What to produce: Reproduce the lines exactly, beginning with the line that has "Write the Chart.js code for this chart." and ending with the line that has "var FONT = 'DejaVu Sans';". Images are left out.
======== Material for this task
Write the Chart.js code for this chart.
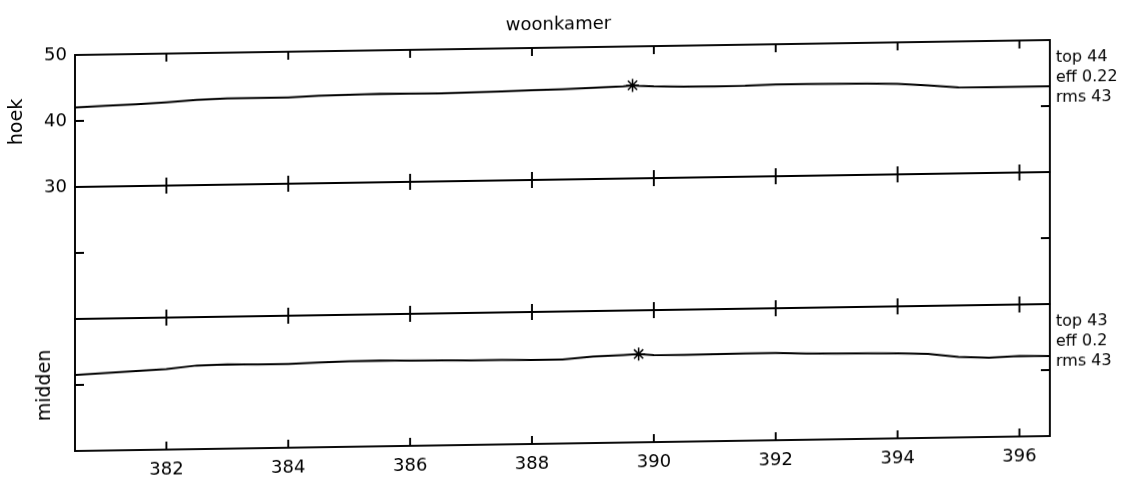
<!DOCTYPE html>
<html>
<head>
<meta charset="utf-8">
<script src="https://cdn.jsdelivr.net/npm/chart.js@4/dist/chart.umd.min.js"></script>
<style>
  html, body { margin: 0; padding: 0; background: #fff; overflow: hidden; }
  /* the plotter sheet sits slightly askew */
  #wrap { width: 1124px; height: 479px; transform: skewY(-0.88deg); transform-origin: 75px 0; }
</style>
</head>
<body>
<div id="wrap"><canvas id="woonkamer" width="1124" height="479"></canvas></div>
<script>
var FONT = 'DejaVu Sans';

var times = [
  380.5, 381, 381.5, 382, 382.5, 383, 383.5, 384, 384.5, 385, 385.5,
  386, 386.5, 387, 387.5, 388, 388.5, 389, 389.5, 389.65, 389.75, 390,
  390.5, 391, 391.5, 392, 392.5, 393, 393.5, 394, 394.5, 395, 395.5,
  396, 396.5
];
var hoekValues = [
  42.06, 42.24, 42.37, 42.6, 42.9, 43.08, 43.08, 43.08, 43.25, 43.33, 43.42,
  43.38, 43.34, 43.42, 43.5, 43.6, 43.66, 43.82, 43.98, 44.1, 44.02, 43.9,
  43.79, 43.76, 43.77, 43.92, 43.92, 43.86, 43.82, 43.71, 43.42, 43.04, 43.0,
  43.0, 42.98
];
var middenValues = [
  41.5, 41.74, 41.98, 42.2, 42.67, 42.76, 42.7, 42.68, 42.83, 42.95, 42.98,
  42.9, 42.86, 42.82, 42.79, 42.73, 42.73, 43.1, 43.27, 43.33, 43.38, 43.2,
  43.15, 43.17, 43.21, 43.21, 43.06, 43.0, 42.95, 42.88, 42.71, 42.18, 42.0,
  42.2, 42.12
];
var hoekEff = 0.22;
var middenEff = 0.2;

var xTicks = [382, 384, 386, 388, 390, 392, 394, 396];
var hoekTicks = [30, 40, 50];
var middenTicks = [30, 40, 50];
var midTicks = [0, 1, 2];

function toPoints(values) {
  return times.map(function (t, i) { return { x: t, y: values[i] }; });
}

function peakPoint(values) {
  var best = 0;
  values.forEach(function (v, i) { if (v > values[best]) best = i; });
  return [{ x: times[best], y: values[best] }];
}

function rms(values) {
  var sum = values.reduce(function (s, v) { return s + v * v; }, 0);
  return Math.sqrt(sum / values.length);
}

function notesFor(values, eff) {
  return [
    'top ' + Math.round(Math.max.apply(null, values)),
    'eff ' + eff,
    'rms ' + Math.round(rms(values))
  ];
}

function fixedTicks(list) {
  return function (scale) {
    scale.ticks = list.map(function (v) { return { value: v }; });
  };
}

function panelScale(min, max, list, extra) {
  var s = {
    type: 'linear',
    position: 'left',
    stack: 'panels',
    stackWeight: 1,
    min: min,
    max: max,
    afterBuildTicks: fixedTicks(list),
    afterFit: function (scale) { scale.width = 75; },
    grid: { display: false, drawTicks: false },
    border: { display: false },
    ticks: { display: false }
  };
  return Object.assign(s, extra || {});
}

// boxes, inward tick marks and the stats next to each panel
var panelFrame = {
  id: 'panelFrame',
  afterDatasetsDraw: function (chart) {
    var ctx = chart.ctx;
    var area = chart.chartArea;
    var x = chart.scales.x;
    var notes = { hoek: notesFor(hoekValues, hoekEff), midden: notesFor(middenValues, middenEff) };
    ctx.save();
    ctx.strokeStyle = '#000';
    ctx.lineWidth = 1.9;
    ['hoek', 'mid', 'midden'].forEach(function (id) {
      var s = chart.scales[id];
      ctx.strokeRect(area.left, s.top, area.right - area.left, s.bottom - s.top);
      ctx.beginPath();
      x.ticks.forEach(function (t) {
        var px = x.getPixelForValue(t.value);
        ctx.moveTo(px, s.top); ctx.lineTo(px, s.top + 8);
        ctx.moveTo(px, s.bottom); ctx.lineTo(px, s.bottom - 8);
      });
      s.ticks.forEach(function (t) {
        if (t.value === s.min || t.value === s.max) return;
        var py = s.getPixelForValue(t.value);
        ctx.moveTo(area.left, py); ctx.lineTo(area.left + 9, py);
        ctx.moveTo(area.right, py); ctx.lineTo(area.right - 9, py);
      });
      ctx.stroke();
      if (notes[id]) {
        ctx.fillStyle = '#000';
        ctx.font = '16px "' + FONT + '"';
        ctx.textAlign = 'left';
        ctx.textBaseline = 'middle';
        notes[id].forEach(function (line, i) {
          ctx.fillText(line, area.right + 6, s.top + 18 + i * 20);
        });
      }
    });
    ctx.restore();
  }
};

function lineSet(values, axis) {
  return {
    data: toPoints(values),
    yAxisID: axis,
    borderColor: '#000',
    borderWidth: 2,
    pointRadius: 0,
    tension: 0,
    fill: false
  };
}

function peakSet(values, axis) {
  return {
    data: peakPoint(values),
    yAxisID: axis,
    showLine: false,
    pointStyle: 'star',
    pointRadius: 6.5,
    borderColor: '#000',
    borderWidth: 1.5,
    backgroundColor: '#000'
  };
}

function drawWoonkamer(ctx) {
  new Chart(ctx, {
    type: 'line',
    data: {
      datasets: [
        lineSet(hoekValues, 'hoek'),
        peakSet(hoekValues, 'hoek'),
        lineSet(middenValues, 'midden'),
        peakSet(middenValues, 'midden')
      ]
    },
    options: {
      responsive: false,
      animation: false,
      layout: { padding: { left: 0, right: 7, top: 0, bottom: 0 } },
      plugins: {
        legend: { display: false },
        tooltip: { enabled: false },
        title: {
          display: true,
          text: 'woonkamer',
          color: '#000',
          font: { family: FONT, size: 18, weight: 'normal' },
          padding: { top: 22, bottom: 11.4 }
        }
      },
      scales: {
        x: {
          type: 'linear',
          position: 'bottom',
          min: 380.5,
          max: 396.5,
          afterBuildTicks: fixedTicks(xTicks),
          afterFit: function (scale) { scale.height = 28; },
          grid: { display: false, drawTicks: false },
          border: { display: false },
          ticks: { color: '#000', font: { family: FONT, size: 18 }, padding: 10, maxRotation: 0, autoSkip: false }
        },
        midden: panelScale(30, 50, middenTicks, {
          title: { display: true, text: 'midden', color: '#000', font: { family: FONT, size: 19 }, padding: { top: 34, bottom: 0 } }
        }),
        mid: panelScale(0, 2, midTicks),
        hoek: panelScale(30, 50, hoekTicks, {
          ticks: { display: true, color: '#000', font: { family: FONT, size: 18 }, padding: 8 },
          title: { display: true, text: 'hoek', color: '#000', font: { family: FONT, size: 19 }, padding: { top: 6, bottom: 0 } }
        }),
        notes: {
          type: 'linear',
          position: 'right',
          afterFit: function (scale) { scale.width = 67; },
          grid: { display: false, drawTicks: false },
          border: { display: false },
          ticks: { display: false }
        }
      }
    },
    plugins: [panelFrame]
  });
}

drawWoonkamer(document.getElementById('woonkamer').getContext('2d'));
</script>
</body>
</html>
================
======== Material for this task
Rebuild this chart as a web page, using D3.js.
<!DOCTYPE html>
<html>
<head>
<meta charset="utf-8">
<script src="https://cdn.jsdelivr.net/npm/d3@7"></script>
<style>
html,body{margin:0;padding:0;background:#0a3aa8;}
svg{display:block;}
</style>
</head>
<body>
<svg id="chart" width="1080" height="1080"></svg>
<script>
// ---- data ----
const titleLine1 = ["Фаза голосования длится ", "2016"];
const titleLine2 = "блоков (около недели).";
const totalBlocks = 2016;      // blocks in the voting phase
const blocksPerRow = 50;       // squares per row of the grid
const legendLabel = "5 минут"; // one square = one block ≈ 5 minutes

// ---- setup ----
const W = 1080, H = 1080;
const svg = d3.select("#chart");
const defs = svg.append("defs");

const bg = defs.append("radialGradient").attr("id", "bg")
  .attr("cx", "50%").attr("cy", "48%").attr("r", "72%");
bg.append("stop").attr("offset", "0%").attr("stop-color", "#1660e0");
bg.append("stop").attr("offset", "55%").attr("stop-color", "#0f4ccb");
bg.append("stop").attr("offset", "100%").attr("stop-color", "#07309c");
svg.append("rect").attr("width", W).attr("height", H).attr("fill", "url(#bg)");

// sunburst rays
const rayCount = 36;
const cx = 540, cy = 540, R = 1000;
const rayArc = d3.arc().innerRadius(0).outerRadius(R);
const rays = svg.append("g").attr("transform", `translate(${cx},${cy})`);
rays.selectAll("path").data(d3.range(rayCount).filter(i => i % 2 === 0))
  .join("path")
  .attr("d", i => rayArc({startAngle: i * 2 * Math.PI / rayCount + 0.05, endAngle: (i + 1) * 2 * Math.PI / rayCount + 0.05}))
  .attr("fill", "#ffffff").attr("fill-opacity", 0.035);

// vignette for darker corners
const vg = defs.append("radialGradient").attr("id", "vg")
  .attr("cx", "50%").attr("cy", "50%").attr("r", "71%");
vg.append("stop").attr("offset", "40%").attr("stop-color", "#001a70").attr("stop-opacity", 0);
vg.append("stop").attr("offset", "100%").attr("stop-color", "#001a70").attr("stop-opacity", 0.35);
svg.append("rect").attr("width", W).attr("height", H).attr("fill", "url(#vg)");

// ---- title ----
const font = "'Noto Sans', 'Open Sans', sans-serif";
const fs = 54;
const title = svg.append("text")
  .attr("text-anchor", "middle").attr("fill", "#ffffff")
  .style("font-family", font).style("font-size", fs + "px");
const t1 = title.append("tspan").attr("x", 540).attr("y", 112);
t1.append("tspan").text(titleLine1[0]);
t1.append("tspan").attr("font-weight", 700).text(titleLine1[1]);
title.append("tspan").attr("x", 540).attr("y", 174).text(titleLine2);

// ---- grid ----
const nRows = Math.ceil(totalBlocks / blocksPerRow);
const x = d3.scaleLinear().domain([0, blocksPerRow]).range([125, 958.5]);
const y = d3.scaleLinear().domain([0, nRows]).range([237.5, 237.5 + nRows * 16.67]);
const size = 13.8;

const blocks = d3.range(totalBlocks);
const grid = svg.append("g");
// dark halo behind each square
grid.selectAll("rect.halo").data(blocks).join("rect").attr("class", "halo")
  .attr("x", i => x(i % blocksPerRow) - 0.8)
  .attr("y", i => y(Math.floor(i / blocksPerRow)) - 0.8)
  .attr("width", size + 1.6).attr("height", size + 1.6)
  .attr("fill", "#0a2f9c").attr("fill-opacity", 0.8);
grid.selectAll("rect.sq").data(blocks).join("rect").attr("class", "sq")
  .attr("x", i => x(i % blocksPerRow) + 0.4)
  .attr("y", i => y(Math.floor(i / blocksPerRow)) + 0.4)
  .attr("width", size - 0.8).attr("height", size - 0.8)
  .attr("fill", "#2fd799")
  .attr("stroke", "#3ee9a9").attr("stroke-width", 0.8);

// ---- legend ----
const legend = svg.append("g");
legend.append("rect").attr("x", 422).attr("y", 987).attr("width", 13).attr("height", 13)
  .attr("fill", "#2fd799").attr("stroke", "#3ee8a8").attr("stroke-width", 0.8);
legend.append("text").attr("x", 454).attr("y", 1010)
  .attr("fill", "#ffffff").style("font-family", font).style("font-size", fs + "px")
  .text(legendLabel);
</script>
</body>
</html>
================
======== Material for this task
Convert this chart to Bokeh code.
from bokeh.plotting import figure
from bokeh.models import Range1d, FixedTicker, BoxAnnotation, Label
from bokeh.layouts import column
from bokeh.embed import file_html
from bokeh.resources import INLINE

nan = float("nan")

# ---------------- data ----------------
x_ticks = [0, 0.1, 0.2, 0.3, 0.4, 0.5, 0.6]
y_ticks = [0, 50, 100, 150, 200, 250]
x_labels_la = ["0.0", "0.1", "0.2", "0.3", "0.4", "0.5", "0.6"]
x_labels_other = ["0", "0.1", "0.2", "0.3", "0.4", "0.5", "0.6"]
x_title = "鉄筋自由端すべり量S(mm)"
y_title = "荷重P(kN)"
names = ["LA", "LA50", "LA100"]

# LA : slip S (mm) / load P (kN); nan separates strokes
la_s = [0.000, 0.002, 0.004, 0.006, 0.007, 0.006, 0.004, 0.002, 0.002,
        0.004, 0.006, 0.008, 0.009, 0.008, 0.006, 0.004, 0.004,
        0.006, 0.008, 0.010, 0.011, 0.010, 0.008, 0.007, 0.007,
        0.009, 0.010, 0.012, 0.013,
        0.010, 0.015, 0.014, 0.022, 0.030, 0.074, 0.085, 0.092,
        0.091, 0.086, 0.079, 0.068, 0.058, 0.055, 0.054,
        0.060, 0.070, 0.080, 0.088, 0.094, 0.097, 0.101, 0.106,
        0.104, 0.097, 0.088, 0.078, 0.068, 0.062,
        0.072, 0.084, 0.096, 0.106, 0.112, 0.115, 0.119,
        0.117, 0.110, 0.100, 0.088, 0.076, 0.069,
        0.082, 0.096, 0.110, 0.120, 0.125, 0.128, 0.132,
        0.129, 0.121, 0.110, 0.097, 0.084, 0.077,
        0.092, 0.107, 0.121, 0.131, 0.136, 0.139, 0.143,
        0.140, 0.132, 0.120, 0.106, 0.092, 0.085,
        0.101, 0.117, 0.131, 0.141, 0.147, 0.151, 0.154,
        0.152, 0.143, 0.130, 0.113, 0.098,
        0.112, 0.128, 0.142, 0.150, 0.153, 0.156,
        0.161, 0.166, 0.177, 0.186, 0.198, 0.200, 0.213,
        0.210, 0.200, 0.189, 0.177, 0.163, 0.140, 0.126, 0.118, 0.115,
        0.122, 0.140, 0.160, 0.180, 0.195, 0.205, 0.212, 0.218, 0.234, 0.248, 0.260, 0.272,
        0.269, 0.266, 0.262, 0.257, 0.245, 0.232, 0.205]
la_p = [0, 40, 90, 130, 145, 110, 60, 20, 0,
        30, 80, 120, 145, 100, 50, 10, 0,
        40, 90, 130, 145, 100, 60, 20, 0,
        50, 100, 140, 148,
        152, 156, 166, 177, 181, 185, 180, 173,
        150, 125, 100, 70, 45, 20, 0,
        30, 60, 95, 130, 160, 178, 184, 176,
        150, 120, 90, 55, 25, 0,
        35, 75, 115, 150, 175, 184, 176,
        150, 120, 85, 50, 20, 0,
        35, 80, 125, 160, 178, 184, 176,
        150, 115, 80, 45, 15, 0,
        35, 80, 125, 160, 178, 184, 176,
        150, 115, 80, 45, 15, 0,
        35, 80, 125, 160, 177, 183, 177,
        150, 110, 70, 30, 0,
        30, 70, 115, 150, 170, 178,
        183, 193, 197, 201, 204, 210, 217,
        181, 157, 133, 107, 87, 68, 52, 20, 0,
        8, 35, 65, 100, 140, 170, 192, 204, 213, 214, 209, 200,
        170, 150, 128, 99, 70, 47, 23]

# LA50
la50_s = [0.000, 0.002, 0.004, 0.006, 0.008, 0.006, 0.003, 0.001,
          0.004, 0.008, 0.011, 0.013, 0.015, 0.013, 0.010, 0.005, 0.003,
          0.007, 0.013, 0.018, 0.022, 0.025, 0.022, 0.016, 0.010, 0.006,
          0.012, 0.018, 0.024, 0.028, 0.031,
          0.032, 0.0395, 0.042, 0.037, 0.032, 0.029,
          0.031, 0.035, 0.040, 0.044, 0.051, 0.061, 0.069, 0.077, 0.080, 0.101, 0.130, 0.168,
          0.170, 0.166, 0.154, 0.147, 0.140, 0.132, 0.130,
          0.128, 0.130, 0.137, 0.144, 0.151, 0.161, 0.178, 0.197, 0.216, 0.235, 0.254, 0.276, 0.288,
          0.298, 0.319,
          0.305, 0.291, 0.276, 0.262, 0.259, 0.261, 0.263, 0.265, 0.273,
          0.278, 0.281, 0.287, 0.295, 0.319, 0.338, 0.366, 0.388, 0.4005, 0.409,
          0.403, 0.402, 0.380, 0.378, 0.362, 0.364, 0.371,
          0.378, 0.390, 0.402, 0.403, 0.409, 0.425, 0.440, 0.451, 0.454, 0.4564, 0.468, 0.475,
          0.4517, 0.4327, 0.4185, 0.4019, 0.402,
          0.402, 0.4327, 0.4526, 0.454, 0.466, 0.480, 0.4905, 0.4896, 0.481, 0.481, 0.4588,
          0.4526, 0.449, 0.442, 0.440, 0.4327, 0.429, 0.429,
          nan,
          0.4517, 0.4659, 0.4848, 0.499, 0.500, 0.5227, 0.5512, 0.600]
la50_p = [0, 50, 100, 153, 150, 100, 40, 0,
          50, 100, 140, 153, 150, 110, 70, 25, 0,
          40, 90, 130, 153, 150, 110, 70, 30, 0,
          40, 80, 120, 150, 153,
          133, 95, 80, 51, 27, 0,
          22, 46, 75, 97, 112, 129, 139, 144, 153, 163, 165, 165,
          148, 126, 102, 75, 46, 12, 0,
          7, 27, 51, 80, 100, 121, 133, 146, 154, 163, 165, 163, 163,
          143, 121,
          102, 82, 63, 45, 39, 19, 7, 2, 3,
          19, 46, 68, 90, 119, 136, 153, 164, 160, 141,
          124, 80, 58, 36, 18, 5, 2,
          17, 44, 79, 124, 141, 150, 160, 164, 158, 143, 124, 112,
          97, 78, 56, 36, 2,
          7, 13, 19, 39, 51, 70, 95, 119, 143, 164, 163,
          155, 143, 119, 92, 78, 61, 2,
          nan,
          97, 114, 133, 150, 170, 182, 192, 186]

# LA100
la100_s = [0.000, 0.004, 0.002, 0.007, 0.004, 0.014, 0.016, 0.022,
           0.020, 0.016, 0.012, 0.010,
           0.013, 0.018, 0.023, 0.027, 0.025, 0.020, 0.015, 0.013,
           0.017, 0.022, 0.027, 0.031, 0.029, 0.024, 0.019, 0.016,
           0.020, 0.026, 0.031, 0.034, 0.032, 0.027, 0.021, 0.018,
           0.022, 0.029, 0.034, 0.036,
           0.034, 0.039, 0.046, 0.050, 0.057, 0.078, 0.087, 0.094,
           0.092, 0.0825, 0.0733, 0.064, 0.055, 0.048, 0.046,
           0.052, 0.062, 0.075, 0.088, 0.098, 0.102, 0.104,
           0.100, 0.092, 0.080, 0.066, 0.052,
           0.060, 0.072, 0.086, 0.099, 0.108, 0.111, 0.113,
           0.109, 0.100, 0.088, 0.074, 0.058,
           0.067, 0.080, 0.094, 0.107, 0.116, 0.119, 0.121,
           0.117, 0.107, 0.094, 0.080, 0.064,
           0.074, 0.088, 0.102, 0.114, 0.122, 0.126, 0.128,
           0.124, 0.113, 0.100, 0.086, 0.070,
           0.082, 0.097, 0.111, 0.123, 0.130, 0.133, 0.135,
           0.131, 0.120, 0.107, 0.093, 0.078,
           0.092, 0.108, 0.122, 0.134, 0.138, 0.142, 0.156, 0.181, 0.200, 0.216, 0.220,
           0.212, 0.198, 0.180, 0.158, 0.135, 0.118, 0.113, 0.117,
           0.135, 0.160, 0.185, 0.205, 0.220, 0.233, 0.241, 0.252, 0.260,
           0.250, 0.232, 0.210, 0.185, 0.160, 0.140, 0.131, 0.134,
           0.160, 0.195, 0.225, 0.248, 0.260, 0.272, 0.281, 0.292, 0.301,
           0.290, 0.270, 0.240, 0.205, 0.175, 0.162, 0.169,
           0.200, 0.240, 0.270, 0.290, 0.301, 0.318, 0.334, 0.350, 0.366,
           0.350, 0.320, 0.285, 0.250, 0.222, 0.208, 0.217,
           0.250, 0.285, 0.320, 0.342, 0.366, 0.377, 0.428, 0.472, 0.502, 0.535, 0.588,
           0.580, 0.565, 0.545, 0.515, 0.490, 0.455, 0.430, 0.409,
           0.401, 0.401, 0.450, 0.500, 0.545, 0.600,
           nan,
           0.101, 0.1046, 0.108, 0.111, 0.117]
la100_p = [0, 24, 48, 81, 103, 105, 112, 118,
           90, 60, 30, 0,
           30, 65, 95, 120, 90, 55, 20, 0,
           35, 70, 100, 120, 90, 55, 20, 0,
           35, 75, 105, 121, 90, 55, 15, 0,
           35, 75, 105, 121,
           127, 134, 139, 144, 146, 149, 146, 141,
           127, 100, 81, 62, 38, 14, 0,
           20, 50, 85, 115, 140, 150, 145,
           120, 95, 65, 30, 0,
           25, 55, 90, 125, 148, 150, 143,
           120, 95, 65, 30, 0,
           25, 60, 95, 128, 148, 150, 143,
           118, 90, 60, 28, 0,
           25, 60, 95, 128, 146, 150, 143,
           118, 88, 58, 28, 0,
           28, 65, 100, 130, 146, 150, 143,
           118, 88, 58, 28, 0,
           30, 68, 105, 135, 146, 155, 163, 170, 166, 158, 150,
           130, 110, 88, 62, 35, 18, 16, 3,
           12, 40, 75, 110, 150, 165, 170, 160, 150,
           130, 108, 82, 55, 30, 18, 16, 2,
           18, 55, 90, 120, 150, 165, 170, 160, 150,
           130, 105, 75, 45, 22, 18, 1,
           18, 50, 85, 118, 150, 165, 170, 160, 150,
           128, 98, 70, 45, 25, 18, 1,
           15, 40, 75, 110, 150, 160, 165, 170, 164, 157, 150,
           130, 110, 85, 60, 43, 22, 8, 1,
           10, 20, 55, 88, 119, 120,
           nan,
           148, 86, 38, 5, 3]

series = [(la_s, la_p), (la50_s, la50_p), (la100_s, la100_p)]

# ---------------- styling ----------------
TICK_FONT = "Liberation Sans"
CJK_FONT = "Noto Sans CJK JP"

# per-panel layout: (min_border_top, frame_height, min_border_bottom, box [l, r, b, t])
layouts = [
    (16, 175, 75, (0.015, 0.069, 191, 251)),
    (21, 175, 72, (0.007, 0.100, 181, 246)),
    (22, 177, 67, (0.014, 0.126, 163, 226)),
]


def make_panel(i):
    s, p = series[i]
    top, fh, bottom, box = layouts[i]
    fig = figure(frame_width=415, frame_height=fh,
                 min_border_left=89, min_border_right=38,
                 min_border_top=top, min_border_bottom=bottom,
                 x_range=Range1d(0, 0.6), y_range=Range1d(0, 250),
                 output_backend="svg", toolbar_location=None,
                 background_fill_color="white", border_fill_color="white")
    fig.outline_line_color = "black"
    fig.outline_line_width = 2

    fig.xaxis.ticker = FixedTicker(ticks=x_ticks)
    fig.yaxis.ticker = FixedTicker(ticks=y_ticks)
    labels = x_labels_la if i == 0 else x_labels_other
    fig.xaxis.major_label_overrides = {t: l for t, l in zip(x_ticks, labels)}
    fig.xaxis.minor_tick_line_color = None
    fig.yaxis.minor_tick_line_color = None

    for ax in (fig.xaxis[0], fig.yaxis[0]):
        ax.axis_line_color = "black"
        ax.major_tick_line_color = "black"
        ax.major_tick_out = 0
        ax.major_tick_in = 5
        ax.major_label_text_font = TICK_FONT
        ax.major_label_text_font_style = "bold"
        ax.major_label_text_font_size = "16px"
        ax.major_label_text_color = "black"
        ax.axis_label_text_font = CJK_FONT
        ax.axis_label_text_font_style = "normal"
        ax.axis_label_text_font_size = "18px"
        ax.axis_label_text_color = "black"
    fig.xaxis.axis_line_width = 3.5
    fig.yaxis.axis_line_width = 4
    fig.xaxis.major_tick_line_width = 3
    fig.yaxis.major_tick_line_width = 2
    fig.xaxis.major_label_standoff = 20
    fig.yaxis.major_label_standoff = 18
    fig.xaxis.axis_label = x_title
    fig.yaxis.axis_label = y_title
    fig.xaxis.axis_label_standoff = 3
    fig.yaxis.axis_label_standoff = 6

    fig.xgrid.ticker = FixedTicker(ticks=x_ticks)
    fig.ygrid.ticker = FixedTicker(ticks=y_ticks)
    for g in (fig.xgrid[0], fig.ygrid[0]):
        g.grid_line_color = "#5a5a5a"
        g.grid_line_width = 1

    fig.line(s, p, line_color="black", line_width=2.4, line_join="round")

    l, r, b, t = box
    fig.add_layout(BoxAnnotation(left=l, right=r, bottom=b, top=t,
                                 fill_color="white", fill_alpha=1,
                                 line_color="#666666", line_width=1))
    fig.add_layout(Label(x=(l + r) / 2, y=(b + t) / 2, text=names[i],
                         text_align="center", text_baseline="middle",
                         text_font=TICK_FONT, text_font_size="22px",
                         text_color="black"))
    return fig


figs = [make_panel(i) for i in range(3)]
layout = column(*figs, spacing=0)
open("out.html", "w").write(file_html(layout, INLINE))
================
Completed exercise:
Write the Chart.js code for this chart.
<!DOCTYPE html>
<html>
<head>
<meta charset="utf-8">
<script src="https://cdn.jsdelivr.net/npm/chart.js@4/dist/chart.umd.min.js"></script>
<style>
  html, body { margin: 0; padding: 0; background: #fff; overflow: hidden; }
  /* the plotter sheet sits slightly askew */
  #wrap { width: 1124px; height: 479px; transform: skewY(-0.88deg); transform-origin: 75px 0; }
</style>
</head>
<body>
<div id="wrap"><canvas id="woonkamer" width="1124" height="479"></canvas></div>
<script>
var FONT = 'DejaVu Sans';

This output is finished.